## [DATA]
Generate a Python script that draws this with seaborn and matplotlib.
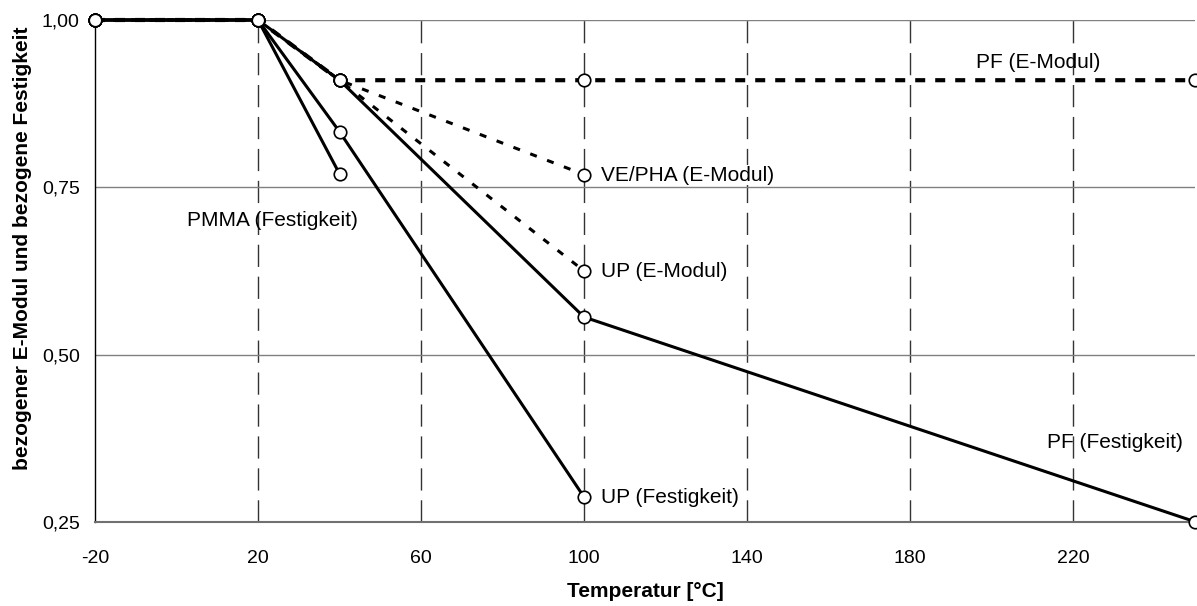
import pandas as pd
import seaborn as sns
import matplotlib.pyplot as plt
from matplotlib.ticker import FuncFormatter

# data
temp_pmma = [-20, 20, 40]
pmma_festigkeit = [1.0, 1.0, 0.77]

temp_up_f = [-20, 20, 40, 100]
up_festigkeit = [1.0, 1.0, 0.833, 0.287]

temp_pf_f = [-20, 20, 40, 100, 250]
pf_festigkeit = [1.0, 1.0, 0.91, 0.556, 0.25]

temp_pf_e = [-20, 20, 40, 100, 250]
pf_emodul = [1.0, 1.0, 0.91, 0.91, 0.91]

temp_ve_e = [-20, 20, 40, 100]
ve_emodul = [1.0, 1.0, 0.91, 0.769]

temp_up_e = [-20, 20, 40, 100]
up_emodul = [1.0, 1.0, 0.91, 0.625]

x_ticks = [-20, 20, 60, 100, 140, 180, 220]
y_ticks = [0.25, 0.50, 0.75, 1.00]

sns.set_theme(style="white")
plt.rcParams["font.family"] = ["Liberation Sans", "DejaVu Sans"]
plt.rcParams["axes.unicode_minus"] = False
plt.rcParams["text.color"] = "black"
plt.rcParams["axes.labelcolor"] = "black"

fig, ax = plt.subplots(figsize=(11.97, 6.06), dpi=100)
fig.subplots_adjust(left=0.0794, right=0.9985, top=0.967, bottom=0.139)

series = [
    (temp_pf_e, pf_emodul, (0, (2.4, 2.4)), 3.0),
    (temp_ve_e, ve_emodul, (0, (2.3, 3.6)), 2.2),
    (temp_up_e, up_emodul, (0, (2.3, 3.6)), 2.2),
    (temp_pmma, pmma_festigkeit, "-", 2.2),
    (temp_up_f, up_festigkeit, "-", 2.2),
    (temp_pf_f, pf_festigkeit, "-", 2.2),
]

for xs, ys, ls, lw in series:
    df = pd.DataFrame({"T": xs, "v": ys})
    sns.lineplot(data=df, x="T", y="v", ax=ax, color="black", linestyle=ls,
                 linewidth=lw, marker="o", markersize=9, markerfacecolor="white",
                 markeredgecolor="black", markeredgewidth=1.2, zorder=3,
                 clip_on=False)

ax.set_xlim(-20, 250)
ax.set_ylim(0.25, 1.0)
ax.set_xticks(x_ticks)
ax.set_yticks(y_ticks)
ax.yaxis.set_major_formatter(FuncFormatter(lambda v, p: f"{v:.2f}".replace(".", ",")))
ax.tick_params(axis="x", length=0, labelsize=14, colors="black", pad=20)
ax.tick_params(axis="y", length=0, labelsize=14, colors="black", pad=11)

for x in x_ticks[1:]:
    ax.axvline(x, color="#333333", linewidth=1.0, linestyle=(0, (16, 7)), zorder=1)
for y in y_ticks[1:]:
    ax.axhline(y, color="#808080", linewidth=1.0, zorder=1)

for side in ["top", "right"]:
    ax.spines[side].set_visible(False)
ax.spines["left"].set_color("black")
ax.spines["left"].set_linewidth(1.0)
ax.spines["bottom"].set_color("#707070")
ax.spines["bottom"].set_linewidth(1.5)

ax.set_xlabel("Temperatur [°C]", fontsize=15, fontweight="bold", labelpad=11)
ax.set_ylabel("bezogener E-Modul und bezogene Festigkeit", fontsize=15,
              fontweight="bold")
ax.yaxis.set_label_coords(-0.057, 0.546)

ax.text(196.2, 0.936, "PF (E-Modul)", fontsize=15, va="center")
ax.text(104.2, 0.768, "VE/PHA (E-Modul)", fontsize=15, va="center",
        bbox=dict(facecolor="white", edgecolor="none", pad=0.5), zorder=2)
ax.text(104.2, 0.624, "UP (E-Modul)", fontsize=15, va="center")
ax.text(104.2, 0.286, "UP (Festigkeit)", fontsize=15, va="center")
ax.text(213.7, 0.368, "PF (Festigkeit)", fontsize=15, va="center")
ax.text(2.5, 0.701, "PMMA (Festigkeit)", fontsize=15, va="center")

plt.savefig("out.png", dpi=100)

## [WHAT TO DO]
Leave the pictures out and please restate exactly the lines running from the start of the material through the one with "y_ticks = [0.25, 0.50, 0.75, 1.00]".

## [WRITTEN REPLY]
Generate a Python script that draws this with seaborn and matplotlib.
import pandas as pd
import seaborn as sns
import matplotlib.pyplot as plt
from matplotlib.ticker import FuncFormatter

# data
temp_pmma = [-20, 20, 40]
pmma_festigkeit = [1.0, 1.0, 0.77]

temp_up_f = [-20, 20, 40, 100]
up_festigkeit = [1.0, 1.0, 0.833, 0.287]

temp_pf_f = [-20, 20, 40, 100, 250]
pf_festigkeit = [1.0, 1.0, 0.91, 0.556, 0.25]

temp_pf_e = [-20, 20, 40, 100, 250]
pf_emodul = [1.0, 1.0, 0.91, 0.91, 0.91]

temp_ve_e = [-20, 20, 40, 100]
ve_emodul = [1.0, 1.0, 0.91, 0.769]

temp_up_e = [-20, 20, 40, 100]
up_emodul = [1.0, 1.0, 0.91, 0.625]

x_ticks = [-20, 20, 60, 100, 140, 180, 220]
y_ticks = [0.25, 0.50, 0.75, 1.00]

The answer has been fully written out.